Local agencies: refunding bonds: pension obligations.
The enactment of SB 1067 would introduce significant changes to how local agencies can refund pension-related debts. Previously, local agencies could issue such bonds without voter approval, but the new requirement for a majority vote aims to increase accountability and ensures that local communities have a say in their financial commitments. This change could alter the financial strategies of local agencies as they navigate the funding of pension obligations and related liabilities.
Senate Bill 1067, introduced by Senator Moorlach, aims to amend sections of the Government Code to establish new regulations regarding the issuance of refunding bonds by local agencies. The bill specifies that refunding bonds proposed to refund pension obligations will need to be approved by at least 55% of the voters in the local agency. Furthermore, it seeks to enhance public access by requiring the resolution for the issuance of these bonds to be available online for 30 consecutive days prior to approval, promoting transparency in the bond issuance process.
The sentiment surrounding SB 1067 is mixed. Proponents argue that the bill fosters greater fiscal responsibility and transparency, arguing that voters deserve a voice when significant debts are incurred by local governments. Conversely, some critics are concerned that the new regulations may complicate financial operations for local agencies, potentially delaying necessary funding and increasing financial burdens due to more stringent approval processes.

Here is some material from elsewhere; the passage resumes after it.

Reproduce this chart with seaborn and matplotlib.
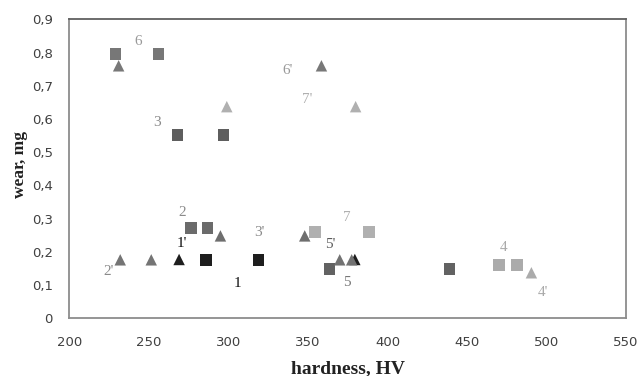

Notable points of contention include concerns raised by local government officials regarding the practicality of adhering to the new regulations. They argue that requiring voter approval for refunding pension bonds may hinder timely financial management, particularly in emergency situations. Additionally, there are debates around the potential impacts of requiring transparency measures on operational efficiency, with some advocating for a balance between transparency and expediency.